Raising Gig at Leeds Industrial Museum, which mechanised using teazles to raise the nap on cloth as part of the finishing process. The first recorded use of the term ‘raising gig’ was found in the Leeds Intelligencer newspaper.
During the 18thcentury the process was refined by cloth manufacturers in the West Country to produce a particularly fine finish. This entailed brushing fine woollen cloth in several stages – an operation that could take days for a single length of cloth. In the early 1800s this labour-intensive process was gradually being replaced by a mechanised one, in which rows of teazles mounted in frames were fixed round a rotating drum (a ‘gig’) over which the cloth was pulled. This was quickly adopted in the Leeds and Huddersfield area – despite the protests and damage caused by ‘luddites’ objecting to the loss of work. Indeed by 1820 the mechanised brushing of woollen cloth using teazles had become a significant ‘finishing’ industry in Leeds, and the area began to dominate the UK production of fine woollen cloths, reaching a peak around 1850.
During this time a significant development that improved control of brushing, was the use of ‘spindle’ teazles, which had been drilled out and mounted on pins so that they rotated as they brushed. Although the use of teazles produced very satisfactory results, they wore and broke with use, and required regular replacement. The large number of teazles required by the industry can be judged by the fact that in 1840 one particular mill purchased 21 million heads.
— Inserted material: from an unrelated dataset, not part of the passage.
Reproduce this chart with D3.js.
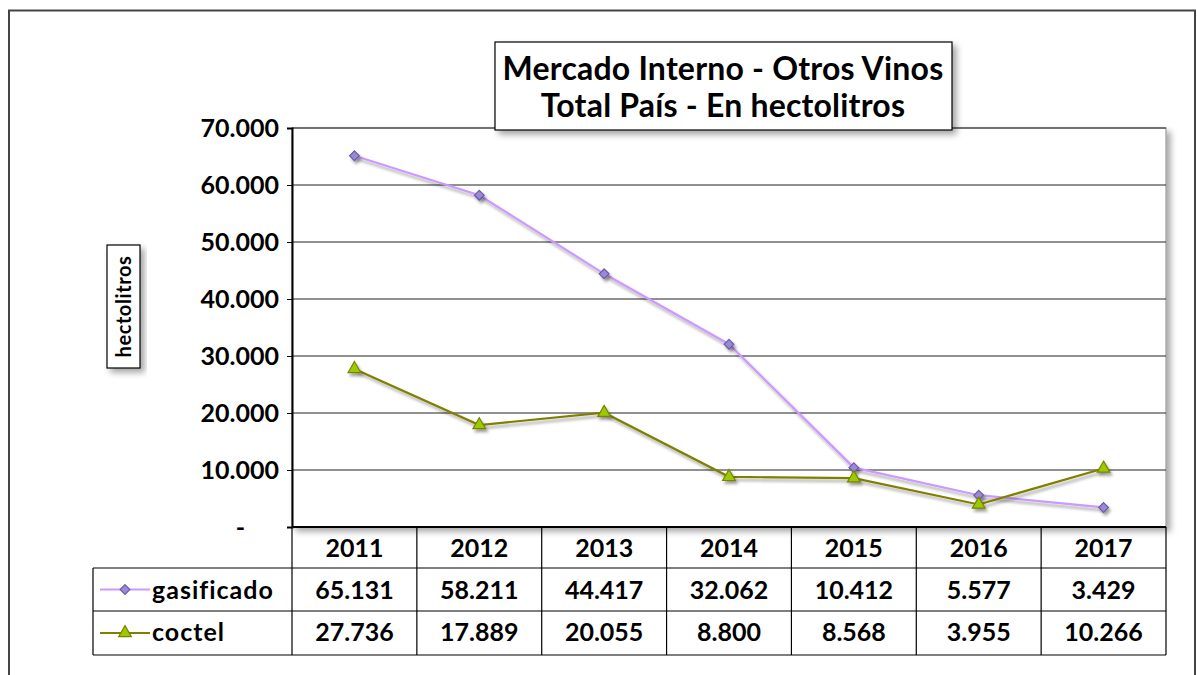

To meet the demand for these teazles, by 1850 in addition to supplies from the West Riding and South West England they were being imported from France, Spain and America.
Teazle case at Leeds Industrial Museum
You probably wonder why there wasn’t something more robust to brush the woollen cloth with. In fact, over the years there had been trials with machines that used metal teeth of some kind, but these were always found to be too robust, tending to rip the cloth if a fault or knot was encountered, when this would simply have broken the spike of a teazle. It wasn’t until 1880 that a machine using metal teeth was deemed to be successful, built by a company called Moser.
The use of machines using metal teeth and the declining demand for fine woollen cloths after 1850 steadily reduced the market for teazles, although there were short peaks in demand when military uniforms were needed during WW1 and 2. By the 1900s there were only some specialist manufacturers still using teazles, for the manufacture of materials such as cashmere, mohair, billiard cloth and tennis ball cloth. In 1970 a mill in Huddersfield still had an annual requirement for some 6 million heads.
So, visit The Angel whenever it’s possible, but you’ll be there a while if you’re waiting for ‘tazzle-men’.